- Available data
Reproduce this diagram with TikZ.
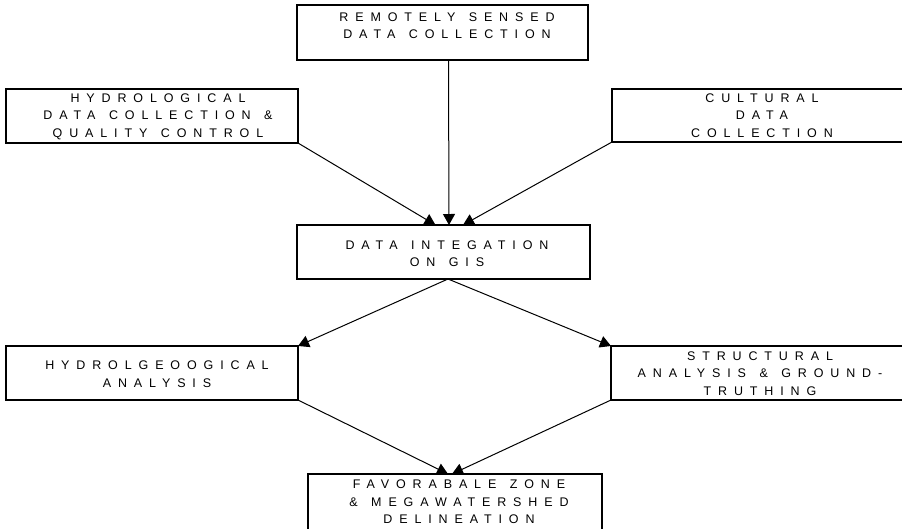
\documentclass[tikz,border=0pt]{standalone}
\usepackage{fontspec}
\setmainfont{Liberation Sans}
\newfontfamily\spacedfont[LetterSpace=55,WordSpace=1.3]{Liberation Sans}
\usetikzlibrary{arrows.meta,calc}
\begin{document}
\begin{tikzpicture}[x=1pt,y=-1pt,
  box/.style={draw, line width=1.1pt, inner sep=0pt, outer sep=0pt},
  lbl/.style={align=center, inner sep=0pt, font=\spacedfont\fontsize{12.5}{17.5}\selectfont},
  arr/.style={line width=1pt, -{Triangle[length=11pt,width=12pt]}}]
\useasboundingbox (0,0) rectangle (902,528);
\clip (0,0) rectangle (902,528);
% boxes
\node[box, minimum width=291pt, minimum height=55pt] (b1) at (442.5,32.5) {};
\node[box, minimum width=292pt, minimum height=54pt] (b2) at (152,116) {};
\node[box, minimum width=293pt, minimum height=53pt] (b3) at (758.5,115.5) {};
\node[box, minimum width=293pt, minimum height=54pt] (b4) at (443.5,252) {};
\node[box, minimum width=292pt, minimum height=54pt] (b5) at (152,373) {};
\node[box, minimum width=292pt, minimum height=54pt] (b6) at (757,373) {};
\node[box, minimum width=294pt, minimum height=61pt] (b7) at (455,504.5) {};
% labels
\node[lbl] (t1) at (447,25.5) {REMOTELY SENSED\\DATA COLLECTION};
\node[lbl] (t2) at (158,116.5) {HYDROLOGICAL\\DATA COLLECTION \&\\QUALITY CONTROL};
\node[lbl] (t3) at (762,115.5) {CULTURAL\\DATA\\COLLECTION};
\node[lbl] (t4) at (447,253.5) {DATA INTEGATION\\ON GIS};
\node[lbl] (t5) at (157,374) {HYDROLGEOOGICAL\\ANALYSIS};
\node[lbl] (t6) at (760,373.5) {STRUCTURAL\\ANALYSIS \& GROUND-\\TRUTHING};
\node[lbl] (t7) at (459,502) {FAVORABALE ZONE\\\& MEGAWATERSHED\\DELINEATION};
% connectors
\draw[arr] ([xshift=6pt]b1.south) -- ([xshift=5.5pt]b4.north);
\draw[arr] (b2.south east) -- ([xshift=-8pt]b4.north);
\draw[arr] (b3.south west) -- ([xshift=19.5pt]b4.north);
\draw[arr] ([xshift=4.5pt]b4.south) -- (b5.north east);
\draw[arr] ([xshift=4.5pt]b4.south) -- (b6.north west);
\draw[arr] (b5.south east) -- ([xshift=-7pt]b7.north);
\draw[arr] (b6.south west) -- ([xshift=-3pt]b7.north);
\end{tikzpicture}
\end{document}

- Goal of the exercise
Every line should be retyped exactly, with the pictures omitted.

- Result
Reproduce this diagram with TikZ.
\documentclass[tikz,border=0pt]{standalone}
\usepackage{fontspec}
\setmainfont{Liberation Sans}
\newfontfamily\spacedfont[LetterSpace=55,WordSpace=1.3]{Liberation Sans}
\usetikzlibrary{arrows.meta,calc}
\begin{document}
\begin{tikzpicture}[x=1pt,y=-1pt,
  box/.style={draw, line width=1.1pt, inner sep=0pt, outer sep=0pt},
  lbl/.style={align=center, inner sep=0pt, font=\spacedfont\fontsize{12.5}{17.5}\selectfont},
  arr/.style={line width=1pt, -{Triangle[length=11pt,width=12pt]}}]
\useasboundingbox (0,0) rectangle (902,528);
\clip (0,0) rectangle (902,528);
% boxes
\node[box, minimum width=291pt, minimum height=55pt] (b1) at (442.5,32.5) {};
\node[box, minimum width=292pt, minimum height=54pt] (b2) at (152,116) {};
\node[box, minimum width=293pt, minimum height=53pt] (b3) at (758.5,115.5) {};
\node[box, minimum width=293pt, minimum height=54pt] (b4) at (443.5,252) {};
\node[box, minimum width=292pt, minimum height=54pt] (b5) at (152,373) {};
\node[box, minimum width=292pt, minimum height=54pt] (b6) at (757,373) {};
\node[box, minimum width=294pt, minimum height=61pt] (b7) at (455,504.5) {};
% labels
\node[lbl] (t1) at (447,25.5) {REMOTELY SENSED\\DATA COLLECTION};
\node[lbl] (t2) at (158,116.5) {HYDROLOGICAL\\DATA COLLECTION \&\\QUALITY CONTROL};
\node[lbl] (t3) at (762,115.5) {CULTURAL\\DATA\\COLLECTION};
\node[lbl] (t4) at (447,253.5) {DATA INTEGATION\\ON GIS};
\node[lbl] (t5) at (157,374) {HYDROLGEOOGICAL\\ANALYSIS};
\node[lbl] (t6) at (760,373.5) {STRUCTURAL\\ANALYSIS \& GROUND-\\TRUTHING};
\node[lbl] (t7) at (459,502) {FAVORABALE ZONE\\\& MEGAWATERSHED\\DELINEATION};
% connectors
\draw[arr] ([xshift=6pt]b1.south) -- ([xshift=5.5pt]b4.north);
\draw[arr] (b2.south east) -- ([xshift=-8pt]b4.north);
\draw[arr] (b3.south west) -- ([xshift=19.5pt]b4.north);
\draw[arr] ([xshift=4.5pt]b4.south) -- (b5.north east);
\draw[arr] ([xshift=4.5pt]b4.south) -- (b6.north west);
\draw[arr] (b5.south east) -- ([xshift=-7pt]b7.north);
\draw[arr] (b6.south west) -- ([xshift=-3pt]b7.north);
\end{tikzpicture}
\end{document}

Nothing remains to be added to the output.